After visiting some of the suburbs on Thursday night, head of PSP police, Luis Carrilho, told reporters the situation was “finally calmer”, thanking officers for the “excellent work” they were doing.
Rights group Vida Justa has called a peaceful protest against police violence and warned of possible provocations by far-right elements who it said were spreading fake online messages calling for violence and posing as people representing the neighbourhoods.
Far-right, anti-immigration party Chega has called a separate rally, also in central area of the city, in support of the police. Senior Chega lawmaker Pedro Pinto told broadcaster RTP that “if the security forces shot more to kill, the country would have more order”.
Portugal ranks as the 7th most peaceful country in the world, according to the Global Peace Index. But the latest national security report says violent crime rose 5.6% last year from 2022 levels to 14,022 cases, more than a third of them in greater Lisbon.
MONIZ WAS LAW-ABIDING, PEACEFUL, CAPE VERDE AMBASSADOR SAYS
Anti-racism group SOS Racismo has said that “the deaths of black people at the hands of police officers raise the greatest doubts and concerns about the real motivations” for police actions such as Monday’s shooting of Moniz.
According to a police statement, Moniz fled and crashed a car after seeing a police vehicle and then tried to attack approaching officers with a blade before an officer opened fire.
Several Portuguese media quoted police sources as saying the officer later told investigators that there was no blade involved. Reuters was unable to reach a representative of the officer for comment.
The prosecutor’s office said a man, who it did not name, was being investigated as a suspect in a homicide investigation, without giving any further details.
Cape Verde’s ambassador to Portugal, Eurico Correia Monteiro, wrote to leaders of the local community linked to the west African island nation lamenting the death at the hands of police of Moniz, “who according to credible accounts was a law-abiding, peaceful working person”.
His letter called on the immigrant community to repudiate the violence seen in the recent days since it “feeds ideologies that present immigrants as marginals and criminals, enemies of natives of host countries and the cause of almost all evil”.
Police deployed in force on Thursday and said they would have “zero tolerance” towards “any act of disorder carried out by criminal groups”. They have detained 16 people since Tuesday. Four buses and 16 cars have been set on fire and seven people injured.
Last year, the U.N. Committee on the Elimination of Racial Discrimination said it was concerned about information pointing to excessive use of force by police in Portugal particularly “against people of African descent”.

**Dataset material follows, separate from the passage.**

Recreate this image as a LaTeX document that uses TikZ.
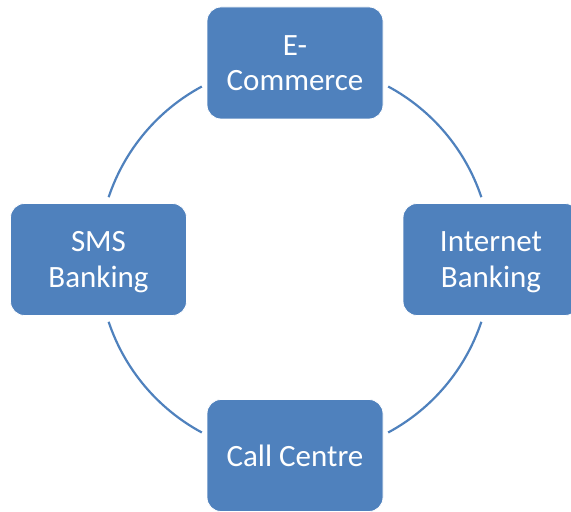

In 2017, prosecutors charged 18 officers at a police station in Alfragide on the outskirts of Lisbon with torture, kidnapping, falsifying reports and other crimes allegedly motivated by racism in a case filed by six Black youths. Eight were sentenced to pay compensation and only one was sentenced to a prison term.
Hate crimes in Portugal increased by 38% last year from 2022, according to police data. At least 14 people have been killed in racist attacks, including by police officers, since the 1990s, said Portuguese anti-racism platform Kilombo.